As corn and other summer crops are harvested, grasshoppers will move out of those fields looking for greener, tender plants.

Fall armyworms on the march

Forage producers should watch for fall armyworms.

Fall armyworms like dry weather followed by rain in the late summer and early fall, says Allen Knutson, Texas A&M AgriLife Extension Service entomologist, Dallas.

“Given their immense appetite, great numbers and marching ability, fall armyworms can damage entire fields or pastures in a few days,” Knutson wrote in a recently updated factsheet on the pest, “The Fall Armyworm – Pest of Pasture and Hay – 2015.”

Knutson said armyworm infestations of pastures and small grain may seem to explode over night but the pests may have been too small to detect for as much as two weeks before the “explosion.”

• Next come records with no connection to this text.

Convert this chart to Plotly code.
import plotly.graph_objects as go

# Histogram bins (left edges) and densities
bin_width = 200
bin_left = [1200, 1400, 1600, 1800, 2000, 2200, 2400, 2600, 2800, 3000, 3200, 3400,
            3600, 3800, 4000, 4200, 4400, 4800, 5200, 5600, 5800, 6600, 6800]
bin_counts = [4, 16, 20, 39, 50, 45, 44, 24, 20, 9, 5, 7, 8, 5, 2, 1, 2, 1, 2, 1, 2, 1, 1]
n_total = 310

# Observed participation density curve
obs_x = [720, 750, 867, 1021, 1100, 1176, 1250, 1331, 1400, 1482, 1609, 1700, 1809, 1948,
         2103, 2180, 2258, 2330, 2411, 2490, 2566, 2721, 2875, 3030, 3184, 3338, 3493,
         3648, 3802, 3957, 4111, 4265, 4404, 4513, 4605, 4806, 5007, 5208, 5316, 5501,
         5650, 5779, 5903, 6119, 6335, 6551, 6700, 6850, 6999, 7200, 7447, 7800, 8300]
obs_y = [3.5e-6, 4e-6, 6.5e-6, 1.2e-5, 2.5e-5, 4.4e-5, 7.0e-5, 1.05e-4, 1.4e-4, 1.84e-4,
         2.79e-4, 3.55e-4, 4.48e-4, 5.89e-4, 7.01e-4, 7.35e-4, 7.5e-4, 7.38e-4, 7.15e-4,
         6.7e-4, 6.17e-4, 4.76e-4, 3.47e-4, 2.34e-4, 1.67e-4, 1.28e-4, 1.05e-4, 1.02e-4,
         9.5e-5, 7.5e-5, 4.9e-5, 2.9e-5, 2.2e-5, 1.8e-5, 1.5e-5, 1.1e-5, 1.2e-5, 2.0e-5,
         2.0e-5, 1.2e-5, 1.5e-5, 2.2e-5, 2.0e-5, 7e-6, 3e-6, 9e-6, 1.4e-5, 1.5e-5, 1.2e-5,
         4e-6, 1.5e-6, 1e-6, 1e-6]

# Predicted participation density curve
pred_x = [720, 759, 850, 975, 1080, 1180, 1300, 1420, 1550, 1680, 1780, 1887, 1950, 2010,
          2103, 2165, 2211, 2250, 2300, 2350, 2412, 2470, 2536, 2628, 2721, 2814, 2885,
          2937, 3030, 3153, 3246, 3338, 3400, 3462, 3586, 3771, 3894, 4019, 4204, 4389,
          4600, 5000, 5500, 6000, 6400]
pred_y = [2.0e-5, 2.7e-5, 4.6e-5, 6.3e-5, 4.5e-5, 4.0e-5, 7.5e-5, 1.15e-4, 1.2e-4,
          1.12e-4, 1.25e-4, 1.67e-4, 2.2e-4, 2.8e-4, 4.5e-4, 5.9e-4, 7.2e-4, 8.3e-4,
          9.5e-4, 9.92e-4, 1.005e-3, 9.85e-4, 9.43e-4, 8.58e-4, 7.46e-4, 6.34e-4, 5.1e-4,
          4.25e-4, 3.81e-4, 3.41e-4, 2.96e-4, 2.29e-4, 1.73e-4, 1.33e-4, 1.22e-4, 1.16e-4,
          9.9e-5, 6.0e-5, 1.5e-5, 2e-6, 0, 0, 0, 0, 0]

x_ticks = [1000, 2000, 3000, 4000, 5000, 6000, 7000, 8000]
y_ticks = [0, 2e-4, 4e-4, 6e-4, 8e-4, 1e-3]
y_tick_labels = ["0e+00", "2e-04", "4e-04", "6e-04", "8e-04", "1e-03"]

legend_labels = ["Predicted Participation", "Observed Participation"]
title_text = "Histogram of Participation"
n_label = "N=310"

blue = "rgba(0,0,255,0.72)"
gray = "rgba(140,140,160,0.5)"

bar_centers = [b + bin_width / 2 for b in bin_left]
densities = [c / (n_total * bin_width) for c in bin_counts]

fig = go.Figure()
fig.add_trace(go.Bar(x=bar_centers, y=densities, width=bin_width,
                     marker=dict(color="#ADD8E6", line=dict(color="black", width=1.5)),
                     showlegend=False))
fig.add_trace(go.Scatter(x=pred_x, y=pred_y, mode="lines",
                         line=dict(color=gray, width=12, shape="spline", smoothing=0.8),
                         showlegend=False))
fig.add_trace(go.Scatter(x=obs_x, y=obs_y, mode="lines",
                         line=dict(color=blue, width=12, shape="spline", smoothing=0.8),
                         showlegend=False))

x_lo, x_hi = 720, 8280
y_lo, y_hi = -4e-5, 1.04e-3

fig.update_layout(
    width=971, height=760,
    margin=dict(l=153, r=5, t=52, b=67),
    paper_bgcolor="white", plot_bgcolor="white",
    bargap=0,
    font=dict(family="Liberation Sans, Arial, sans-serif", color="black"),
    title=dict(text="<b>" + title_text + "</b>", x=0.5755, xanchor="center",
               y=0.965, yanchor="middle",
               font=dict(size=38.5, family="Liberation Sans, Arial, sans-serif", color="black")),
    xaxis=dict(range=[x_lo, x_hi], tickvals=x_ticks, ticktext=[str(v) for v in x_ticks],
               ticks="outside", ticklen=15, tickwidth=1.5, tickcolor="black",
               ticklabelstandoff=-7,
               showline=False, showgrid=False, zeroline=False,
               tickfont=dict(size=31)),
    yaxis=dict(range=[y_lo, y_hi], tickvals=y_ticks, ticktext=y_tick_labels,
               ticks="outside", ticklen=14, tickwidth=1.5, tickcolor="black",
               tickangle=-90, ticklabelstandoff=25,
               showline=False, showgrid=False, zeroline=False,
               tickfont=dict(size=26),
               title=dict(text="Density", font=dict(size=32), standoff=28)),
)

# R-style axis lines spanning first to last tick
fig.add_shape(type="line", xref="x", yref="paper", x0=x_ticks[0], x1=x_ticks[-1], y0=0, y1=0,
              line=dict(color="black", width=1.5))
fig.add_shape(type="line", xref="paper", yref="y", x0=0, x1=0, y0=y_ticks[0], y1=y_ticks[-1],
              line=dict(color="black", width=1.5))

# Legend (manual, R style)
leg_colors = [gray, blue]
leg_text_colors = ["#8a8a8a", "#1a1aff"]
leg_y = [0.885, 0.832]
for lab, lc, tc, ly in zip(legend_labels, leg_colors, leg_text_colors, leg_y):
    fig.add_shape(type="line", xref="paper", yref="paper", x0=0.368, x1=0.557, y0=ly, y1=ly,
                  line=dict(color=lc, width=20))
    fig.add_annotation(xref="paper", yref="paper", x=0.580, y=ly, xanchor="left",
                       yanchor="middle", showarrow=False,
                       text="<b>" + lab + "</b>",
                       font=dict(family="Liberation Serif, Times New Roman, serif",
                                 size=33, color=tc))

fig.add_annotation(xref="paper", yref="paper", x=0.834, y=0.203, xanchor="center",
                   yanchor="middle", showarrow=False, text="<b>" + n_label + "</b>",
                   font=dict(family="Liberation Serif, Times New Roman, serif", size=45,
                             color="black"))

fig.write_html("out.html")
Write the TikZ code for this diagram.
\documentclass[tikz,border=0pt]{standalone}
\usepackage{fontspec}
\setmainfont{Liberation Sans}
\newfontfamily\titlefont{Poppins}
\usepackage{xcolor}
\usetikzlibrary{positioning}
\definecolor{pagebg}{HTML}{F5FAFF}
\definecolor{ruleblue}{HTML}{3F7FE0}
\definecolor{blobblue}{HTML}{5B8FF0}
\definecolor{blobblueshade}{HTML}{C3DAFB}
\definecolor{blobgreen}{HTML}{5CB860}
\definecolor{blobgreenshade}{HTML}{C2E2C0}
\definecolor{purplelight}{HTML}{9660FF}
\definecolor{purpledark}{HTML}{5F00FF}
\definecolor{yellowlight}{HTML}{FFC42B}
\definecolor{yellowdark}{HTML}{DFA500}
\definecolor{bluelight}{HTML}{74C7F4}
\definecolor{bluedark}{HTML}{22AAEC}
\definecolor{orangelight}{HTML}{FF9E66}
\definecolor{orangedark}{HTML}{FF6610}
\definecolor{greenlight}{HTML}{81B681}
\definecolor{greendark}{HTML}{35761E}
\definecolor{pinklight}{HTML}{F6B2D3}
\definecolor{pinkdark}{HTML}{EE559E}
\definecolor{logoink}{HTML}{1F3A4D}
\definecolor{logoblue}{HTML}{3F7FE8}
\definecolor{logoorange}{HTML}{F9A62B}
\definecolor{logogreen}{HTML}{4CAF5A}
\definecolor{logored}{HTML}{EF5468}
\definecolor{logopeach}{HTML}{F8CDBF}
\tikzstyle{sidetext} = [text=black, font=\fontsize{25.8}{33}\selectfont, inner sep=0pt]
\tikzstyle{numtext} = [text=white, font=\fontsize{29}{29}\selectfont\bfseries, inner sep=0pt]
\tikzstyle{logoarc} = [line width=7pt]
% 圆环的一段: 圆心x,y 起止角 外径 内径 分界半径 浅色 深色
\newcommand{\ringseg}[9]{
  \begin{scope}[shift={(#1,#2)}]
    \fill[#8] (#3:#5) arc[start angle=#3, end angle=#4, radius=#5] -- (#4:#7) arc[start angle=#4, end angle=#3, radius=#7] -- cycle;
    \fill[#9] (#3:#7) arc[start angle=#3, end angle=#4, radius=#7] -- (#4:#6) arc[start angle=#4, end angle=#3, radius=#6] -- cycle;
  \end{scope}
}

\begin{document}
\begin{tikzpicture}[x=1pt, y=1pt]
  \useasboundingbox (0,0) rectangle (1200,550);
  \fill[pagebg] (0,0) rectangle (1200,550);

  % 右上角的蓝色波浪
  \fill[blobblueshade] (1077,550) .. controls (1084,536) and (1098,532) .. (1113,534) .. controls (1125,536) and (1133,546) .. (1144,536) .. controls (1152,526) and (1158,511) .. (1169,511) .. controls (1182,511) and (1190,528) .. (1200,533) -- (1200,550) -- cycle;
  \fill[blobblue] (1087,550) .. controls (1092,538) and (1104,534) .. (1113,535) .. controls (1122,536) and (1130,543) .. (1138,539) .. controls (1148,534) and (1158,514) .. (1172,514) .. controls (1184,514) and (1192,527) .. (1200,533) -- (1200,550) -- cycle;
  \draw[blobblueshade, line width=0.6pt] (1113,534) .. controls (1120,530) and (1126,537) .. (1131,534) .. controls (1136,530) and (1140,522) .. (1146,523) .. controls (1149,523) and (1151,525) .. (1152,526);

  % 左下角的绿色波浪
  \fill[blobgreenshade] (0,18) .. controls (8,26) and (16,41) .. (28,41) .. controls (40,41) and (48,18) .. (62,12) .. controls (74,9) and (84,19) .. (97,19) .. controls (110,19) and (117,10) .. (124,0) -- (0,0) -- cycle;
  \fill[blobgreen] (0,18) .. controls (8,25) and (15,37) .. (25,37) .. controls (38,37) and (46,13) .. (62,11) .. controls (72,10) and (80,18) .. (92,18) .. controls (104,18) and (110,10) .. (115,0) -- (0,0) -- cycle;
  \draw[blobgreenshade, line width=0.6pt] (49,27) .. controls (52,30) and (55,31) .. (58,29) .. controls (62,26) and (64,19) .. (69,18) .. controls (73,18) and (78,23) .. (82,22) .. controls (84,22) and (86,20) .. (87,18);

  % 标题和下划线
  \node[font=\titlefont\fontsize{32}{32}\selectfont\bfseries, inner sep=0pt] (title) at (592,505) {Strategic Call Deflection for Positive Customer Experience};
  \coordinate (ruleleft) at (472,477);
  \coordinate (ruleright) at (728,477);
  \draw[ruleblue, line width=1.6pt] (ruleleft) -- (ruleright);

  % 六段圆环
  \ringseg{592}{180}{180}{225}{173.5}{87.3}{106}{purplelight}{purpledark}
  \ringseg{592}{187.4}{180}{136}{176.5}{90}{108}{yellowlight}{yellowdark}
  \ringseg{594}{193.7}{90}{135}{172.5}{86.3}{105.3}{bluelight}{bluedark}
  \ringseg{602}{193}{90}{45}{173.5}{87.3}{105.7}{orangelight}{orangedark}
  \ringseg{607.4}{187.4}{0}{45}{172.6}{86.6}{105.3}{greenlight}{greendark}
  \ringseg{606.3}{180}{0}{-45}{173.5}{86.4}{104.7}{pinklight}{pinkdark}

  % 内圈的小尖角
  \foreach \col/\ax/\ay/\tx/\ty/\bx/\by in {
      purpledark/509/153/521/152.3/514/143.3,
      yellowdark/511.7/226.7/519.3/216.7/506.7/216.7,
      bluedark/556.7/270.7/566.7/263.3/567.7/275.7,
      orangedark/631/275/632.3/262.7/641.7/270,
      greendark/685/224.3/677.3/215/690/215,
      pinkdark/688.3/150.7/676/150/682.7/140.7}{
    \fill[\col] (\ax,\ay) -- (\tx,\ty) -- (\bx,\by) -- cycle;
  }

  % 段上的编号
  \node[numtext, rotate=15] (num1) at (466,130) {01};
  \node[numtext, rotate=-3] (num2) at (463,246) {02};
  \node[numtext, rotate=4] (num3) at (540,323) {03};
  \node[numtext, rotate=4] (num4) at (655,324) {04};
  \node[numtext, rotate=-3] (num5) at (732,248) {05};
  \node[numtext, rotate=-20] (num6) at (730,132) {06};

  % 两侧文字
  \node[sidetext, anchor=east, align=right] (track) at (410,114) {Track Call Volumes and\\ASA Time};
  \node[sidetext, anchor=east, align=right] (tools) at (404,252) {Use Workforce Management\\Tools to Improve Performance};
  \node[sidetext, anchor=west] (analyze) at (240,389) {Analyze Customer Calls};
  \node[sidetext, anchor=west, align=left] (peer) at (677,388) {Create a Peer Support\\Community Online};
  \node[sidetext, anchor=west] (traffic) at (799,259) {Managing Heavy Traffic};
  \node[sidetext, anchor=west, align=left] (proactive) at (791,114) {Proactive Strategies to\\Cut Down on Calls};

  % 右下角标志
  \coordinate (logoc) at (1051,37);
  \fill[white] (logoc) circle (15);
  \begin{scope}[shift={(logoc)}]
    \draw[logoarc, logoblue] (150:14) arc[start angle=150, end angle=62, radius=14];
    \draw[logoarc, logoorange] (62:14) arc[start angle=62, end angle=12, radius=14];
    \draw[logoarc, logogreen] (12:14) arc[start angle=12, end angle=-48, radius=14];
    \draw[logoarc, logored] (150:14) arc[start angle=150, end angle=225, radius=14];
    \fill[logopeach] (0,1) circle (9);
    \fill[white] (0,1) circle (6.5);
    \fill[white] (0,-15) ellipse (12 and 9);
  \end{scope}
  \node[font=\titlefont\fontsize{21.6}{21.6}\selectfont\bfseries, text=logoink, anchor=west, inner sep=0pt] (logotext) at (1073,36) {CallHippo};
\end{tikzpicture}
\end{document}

“Actually they’ve been out feeding in fields for two weeks or so, but they’re so small they’re easily overlooked,” he said. “That’s why it’s important to check the fields to detect the armyworms when they’re still small, maybe only a half- to three-quarters inch long.”

Small fall armyworms are easier to control than nearly mature larvae, which measure 1 inch to 1.5 inches long. And large larvae do more damage.

“The key to managing fall armyworms is frequent inspection of fields to detect fall armyworm infestations before they have caused economic damage. Once larvae are greater than three-quarters inch long, the quantity of foliage they eat increases dramatically,” Knutson said. “During their final two to three days of feeding, armyworms consume 80 percent of the total foliage consumed during their entire development.”

Producers should scout early in the morning and during cool, cloudy weather. Scouting means getting up close and personal—down on hands and knees to examine the grass canopy closely.

“Sometimes it helps to run your hand roughly through the grass and then pull back the grass to see the armyworms that have fallen to the ground. Also, areas of the leaf where the green has been eaten away, leaving only clear leaf tissue, the ‘window pane’ effect, is evidence that armyworms are active in the field. A sweep net also works well to sample fall armyworms.”